Reproduce the listing word for word, leaving every picture behind.
--- Start DATASET CONTENT ---
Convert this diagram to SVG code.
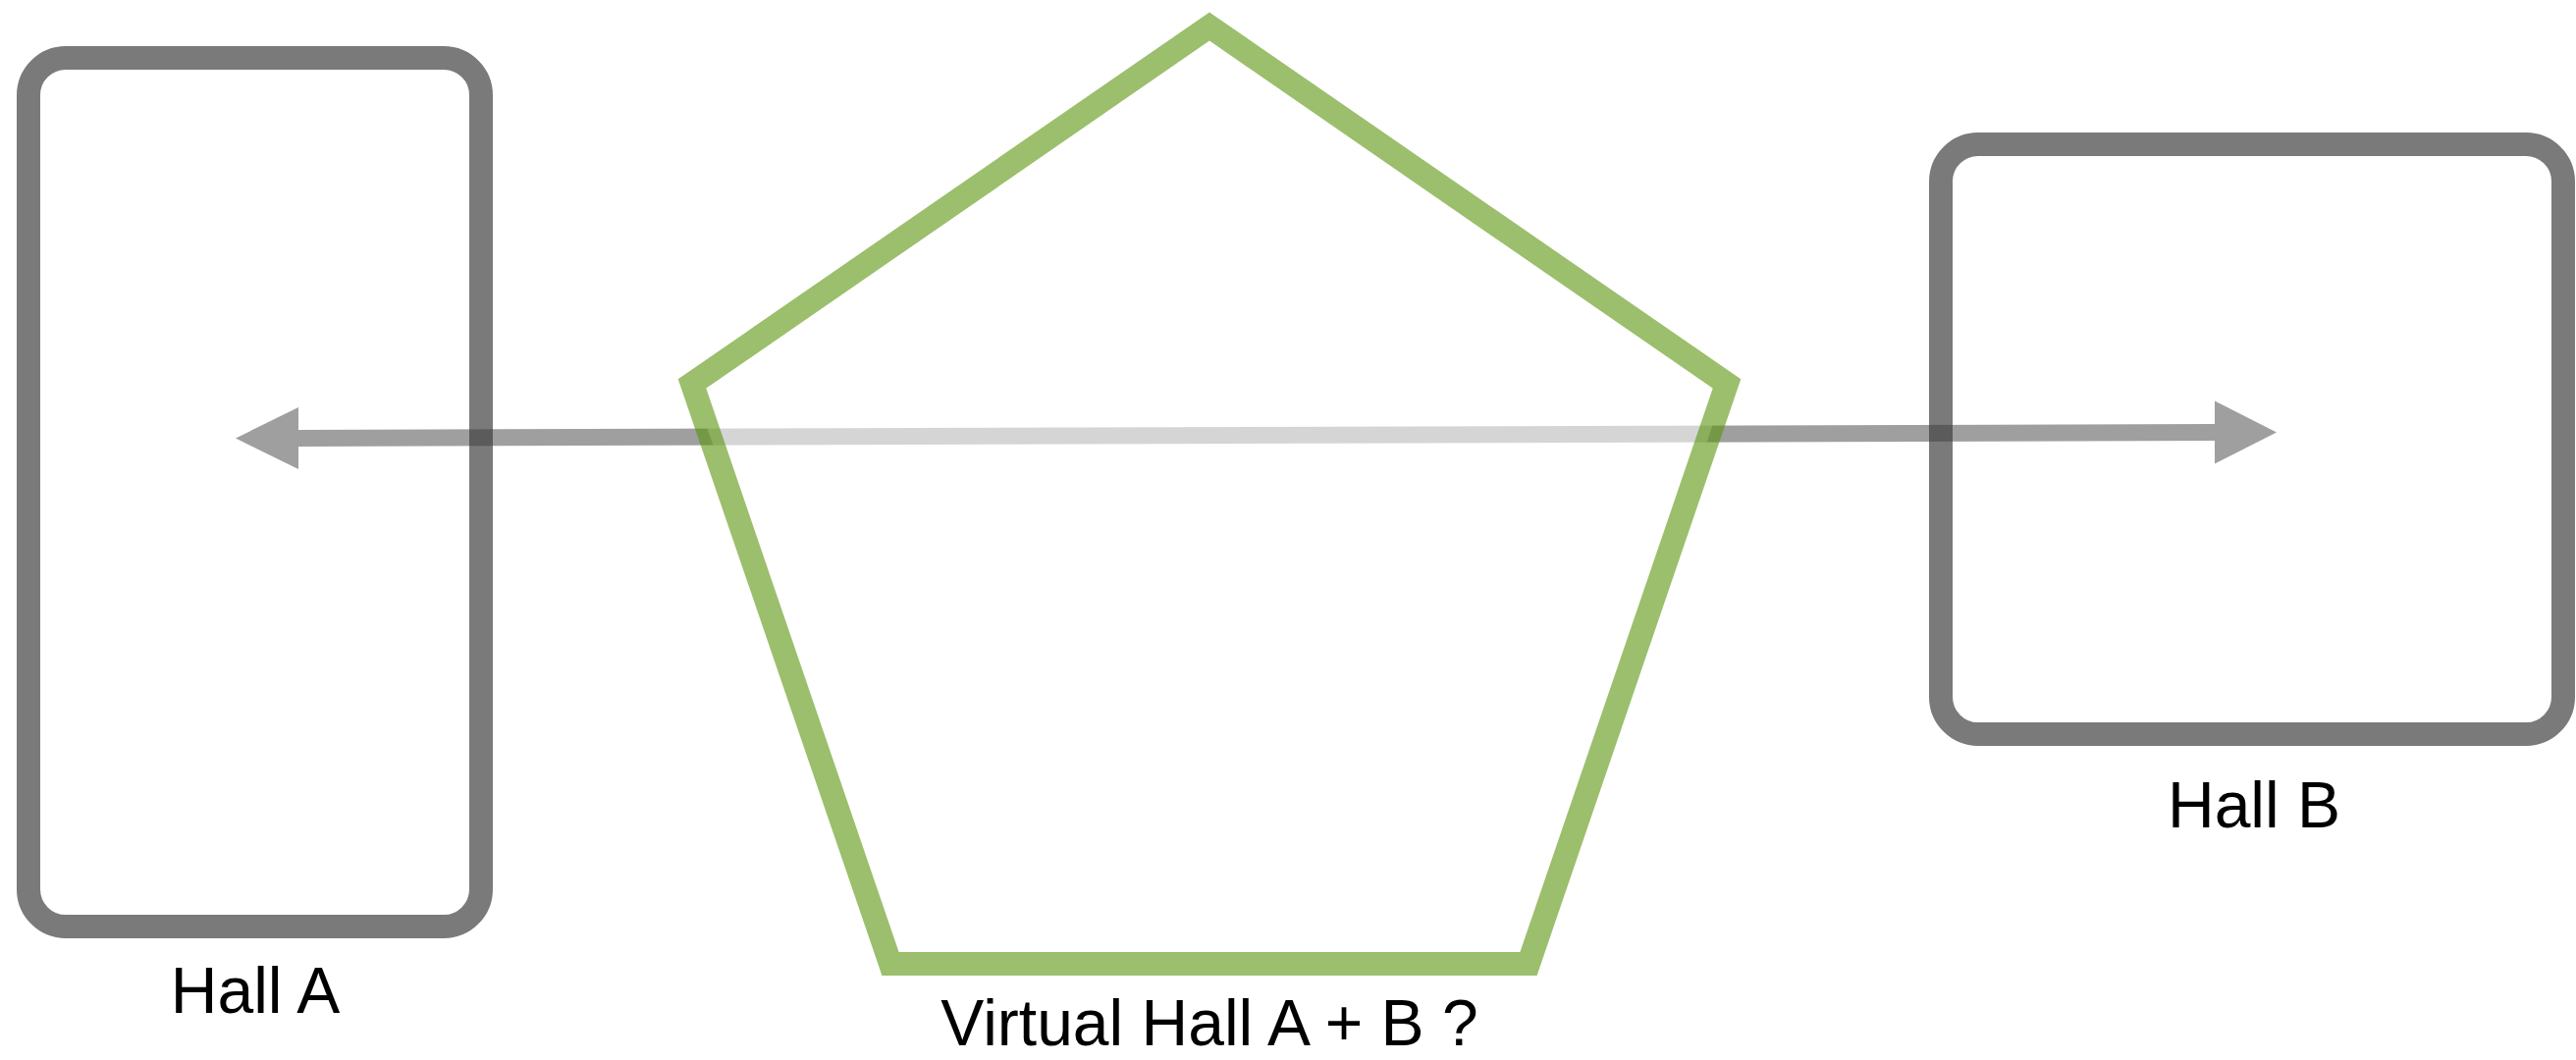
<svg xmlns="http://www.w3.org/2000/svg" width="2624" height="1080" viewBox="0 0 2624 1080">
  <style>
    .hall { fill: none; stroke: #7a7a7a; stroke-width: 24; }
    .label { font-family: "Liberation Sans", Arial, sans-serif; font-size: 66px; fill: #000; text-anchor: middle; }
    .virtual { fill: #ffffff; fill-opacity: 0.57; stroke: #58940a; stroke-opacity: 0.6; stroke-width: 24; stroke-linejoin: miter; }
    .conn-line { stroke: #3c3c3c; stroke-width: 17; fill: none; }
    .conn-head { fill: #3c3c3c; }
  </style>
  <rect width="2624" height="1080" fill="#ffffff"/>
  <g id="node-hall-a">
    <rect class="hall" x="29" y="59" width="461" height="885" rx="38" ry="38"/>
    <text class="label" x="260" y="1032">Hall A</text>
  </g>
  <g id="node-hall-b">
    <rect class="hall" x="1977" y="147" width="634" height="601" rx="38" ry="38"/>
    <text class="label" x="2296" y="843">Hall B</text>
  </g>
  <g id="connectors" opacity="0.49">
    <line class="conn-line" x1="303" y1="446.5" x2="2257" y2="440.5"/>
    <polygon class="conn-head" points="240,446.5 304,415 304,478"/>
    <polygon class="conn-head" points="2319,440.5 2256,408.5 2256,472.5"/>
  </g>
  <g id="node-virtual">
    <polygon class="virtual" points="1232,27 1759,391 1557,982 907,982 705,391"/>
    <text class="label" x="1232" y="1065">Virtual Hall A + B ?</text>
  </g>
</svg>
--- End DATASET CONTENT ---
RESULT BELOW =>
Convert this diagram to SVG code.
<svg xmlns="http://www.w3.org/2000/svg" width="2624" height="1080" viewBox="0 0 2624 1080">
  <style>
    .hall { fill: none; stroke: #7a7a7a; stroke-width: 24; }
    .label { font-family: "Liberation Sans", Arial, sans-serif; font-size: 66px; fill: #000; text-anchor: middle; }
    .virtual { fill: #ffffff; fill-opacity: 0.57; stroke: #58940a; stroke-opacity: 0.6; stroke-width: 24; stroke-linejoin: miter; }
    .conn-line { stroke: #3c3c3c; stroke-width: 17; fill: none; }
    .conn-head { fill: #3c3c3c; }
  </style>
  <rect width="2624" height="1080" fill="#ffffff"/>
  <g id="node-hall-a">
    <rect class="hall" x="29" y="59" width="461" height="885" rx="38" ry="38"/>
    <text class="label" x="260" y="1032">Hall A</text>
  </g>
  <g id="node-hall-b">
    <rect class="hall" x="1977" y="147" width="634" height="601" rx="38" ry="38"/>
    <text class="label" x="2296" y="843">Hall B</text>
  </g>
  <g id="connectors" opacity="0.49">
    <line class="conn-line" x1="303" y1="446.5" x2="2257" y2="440.5"/>
    <polygon class="conn-head" points="240,446.5 304,415 304,478"/>
    <polygon class="conn-head" points="2319,440.5 2256,408.5 2256,472.5"/>
  </g>
  <g id="node-virtual">
    <polygon class="virtual" points="1232,27 1759,391 1557,982 907,982 705,391"/>
    <text class="label" x="1232" y="1065">Virtual Hall A + B ?</text>
  </g>
</svg>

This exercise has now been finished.